GIVEN PROBLEM = Can you set down, exactly as they appear below, the lines from the opening of the material through the one bearing "ages_ldl = ages_sbp[:12]", minus the pictures?
....
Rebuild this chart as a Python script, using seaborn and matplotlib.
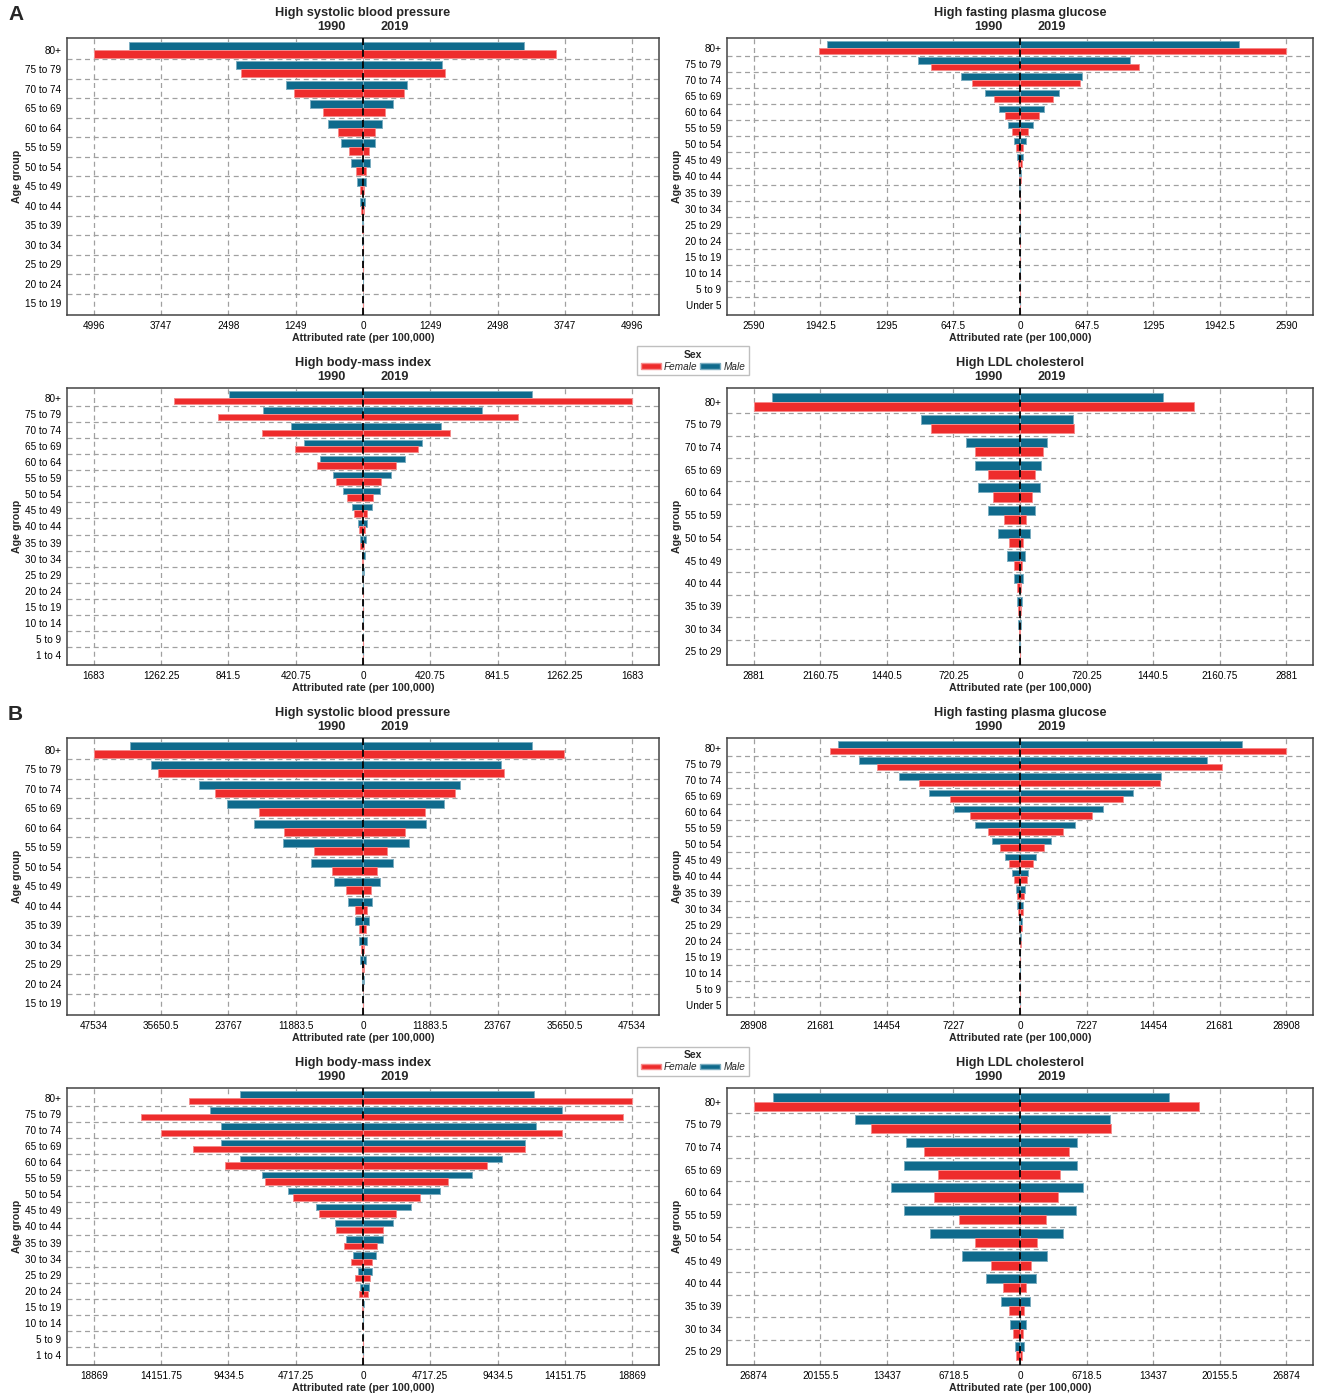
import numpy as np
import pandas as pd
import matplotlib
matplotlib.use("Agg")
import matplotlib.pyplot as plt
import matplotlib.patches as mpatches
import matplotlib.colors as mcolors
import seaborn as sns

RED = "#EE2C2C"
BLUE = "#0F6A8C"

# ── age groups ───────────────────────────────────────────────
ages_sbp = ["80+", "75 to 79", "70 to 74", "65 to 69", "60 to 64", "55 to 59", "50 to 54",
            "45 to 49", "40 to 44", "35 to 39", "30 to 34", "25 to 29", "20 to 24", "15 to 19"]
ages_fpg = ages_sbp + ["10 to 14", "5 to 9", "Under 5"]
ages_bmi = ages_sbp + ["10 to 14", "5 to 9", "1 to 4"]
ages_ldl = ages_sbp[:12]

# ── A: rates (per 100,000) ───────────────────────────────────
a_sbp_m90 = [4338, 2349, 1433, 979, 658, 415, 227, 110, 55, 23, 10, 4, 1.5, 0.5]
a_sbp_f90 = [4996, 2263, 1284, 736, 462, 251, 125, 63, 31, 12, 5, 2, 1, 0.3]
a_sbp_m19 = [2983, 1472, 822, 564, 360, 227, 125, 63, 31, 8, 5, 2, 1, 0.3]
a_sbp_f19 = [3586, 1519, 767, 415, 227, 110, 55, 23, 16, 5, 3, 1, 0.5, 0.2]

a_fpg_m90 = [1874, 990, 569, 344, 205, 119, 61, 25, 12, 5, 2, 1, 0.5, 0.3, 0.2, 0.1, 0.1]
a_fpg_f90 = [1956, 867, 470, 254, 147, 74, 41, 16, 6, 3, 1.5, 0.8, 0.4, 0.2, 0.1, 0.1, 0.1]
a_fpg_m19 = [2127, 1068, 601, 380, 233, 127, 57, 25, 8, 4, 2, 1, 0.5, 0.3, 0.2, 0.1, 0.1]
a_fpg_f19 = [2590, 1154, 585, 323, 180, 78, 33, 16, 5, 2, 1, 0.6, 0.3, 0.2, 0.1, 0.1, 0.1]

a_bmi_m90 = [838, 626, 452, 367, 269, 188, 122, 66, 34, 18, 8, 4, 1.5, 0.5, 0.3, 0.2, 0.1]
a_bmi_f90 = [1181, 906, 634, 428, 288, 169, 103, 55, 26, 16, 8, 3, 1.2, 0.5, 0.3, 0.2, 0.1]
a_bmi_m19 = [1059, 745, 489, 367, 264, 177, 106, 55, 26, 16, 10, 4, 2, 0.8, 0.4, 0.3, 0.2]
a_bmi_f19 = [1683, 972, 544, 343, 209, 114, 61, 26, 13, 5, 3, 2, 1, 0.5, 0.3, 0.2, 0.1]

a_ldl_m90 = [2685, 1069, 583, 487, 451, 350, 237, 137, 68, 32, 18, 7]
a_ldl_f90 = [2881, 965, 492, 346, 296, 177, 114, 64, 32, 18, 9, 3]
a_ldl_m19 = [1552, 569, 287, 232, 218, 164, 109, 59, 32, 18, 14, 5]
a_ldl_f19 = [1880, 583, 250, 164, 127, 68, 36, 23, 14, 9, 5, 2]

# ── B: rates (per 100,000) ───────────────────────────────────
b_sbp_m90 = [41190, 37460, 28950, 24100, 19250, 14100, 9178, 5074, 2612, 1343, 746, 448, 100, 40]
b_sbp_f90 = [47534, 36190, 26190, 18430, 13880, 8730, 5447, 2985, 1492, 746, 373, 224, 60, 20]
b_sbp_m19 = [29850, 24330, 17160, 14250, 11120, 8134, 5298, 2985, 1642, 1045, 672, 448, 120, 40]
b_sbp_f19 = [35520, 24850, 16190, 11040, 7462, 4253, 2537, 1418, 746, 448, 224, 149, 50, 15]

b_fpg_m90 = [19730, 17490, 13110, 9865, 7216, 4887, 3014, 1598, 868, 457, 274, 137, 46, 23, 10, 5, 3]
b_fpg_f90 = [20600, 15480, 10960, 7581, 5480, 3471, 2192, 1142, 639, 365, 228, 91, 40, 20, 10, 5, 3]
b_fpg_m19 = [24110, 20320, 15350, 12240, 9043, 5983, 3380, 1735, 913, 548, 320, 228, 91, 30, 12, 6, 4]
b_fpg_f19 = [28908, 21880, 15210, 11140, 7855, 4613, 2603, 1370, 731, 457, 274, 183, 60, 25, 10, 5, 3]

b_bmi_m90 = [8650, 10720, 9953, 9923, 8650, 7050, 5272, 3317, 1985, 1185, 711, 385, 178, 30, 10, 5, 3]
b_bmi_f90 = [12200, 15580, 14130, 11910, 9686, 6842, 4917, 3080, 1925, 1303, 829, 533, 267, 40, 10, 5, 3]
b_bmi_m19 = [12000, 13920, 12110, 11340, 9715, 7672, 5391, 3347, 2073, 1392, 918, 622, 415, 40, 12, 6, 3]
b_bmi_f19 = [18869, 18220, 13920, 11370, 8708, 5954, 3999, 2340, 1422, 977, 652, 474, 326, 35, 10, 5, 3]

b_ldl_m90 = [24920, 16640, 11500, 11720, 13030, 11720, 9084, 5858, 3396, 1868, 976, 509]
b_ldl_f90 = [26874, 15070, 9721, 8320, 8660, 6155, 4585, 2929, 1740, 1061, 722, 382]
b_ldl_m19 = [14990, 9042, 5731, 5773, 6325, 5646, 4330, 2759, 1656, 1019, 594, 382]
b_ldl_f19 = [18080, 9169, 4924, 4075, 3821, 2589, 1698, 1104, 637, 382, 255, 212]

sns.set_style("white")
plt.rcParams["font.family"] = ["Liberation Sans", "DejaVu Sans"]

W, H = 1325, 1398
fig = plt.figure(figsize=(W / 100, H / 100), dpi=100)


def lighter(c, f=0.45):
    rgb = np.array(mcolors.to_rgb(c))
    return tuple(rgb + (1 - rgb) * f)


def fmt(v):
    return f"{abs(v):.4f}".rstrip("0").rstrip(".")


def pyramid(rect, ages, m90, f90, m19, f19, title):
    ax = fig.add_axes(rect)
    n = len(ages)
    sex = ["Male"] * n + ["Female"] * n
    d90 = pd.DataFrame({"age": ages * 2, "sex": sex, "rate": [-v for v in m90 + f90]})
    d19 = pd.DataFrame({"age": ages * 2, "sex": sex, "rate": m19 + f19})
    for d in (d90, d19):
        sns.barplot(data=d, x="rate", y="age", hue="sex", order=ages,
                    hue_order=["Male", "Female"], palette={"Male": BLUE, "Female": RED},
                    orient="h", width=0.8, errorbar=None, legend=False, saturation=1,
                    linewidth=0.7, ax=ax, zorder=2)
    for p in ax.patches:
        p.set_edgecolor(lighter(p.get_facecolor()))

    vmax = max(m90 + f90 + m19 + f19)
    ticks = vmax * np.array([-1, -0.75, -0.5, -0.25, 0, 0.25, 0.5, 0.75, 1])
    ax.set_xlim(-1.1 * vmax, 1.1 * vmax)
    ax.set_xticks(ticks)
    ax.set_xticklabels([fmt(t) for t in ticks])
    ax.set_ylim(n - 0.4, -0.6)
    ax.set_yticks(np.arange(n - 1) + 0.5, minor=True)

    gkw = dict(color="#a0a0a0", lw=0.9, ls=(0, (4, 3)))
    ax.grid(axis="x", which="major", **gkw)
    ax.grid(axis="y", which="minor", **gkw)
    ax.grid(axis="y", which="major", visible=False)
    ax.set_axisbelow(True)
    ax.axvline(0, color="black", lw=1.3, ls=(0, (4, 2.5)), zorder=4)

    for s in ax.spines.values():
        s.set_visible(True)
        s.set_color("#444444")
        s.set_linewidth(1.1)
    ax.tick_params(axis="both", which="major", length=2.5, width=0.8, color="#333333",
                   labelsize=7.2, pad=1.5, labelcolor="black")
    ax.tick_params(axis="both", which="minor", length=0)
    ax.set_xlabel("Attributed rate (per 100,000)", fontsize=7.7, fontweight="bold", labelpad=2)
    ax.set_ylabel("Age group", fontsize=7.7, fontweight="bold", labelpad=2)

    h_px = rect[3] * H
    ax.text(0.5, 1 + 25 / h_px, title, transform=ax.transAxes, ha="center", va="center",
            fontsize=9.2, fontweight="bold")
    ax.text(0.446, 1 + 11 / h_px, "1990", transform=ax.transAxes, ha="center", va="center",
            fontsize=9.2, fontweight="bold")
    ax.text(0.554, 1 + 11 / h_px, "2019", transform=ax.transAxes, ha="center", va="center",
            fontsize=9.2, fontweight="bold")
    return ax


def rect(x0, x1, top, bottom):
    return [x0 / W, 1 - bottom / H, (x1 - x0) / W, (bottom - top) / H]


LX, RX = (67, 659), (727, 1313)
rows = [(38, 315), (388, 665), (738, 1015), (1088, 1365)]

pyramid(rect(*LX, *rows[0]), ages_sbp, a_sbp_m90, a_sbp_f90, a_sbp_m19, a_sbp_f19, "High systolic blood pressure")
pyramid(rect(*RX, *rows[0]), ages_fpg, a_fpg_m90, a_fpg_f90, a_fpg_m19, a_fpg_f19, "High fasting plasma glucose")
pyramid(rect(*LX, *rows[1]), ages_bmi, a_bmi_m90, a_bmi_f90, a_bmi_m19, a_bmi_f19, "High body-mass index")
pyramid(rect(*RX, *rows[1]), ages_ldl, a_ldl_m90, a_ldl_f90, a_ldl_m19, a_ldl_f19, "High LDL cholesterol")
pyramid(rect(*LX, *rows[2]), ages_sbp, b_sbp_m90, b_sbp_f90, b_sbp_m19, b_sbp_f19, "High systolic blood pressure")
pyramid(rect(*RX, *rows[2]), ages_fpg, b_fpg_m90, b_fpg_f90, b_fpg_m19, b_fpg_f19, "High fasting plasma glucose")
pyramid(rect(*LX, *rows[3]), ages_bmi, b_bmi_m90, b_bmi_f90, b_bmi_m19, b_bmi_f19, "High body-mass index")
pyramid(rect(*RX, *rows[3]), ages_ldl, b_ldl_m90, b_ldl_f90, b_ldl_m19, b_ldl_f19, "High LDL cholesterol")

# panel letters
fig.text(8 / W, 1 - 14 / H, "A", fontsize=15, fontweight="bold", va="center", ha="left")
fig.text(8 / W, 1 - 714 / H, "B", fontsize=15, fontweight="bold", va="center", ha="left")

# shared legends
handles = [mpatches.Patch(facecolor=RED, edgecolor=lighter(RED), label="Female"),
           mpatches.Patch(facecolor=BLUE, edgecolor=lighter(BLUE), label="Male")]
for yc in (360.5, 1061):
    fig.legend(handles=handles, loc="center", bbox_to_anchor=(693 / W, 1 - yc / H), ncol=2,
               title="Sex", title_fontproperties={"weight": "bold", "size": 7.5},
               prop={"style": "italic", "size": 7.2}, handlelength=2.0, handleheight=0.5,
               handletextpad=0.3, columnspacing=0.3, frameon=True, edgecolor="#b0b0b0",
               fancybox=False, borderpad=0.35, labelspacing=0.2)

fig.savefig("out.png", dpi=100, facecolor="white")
....
THE RESPONSE =
Rebuild this chart as a Python script, using seaborn and matplotlib.
import numpy as np
import pandas as pd
import matplotlib
matplotlib.use("Agg")
import matplotlib.pyplot as plt
import matplotlib.patches as mpatches
import matplotlib.colors as mcolors
import seaborn as sns

RED = "#EE2C2C"
BLUE = "#0F6A8C"

# ── age groups ───────────────────────────────────────────────
ages_sbp = ["80+", "75 to 79", "70 to 74", "65 to 69", "60 to 64", "55 to 59", "50 to 54",
            "45 to 49", "40 to 44", "35 to 39", "30 to 34", "25 to 29", "20 to 24", "15 to 19"]
ages_fpg = ages_sbp + ["10 to 14", "5 to 9", "Under 5"]
ages_bmi = ages_sbp + ["10 to 14", "5 to 9", "1 to 4"]
ages_ldl = ages_sbp[:12]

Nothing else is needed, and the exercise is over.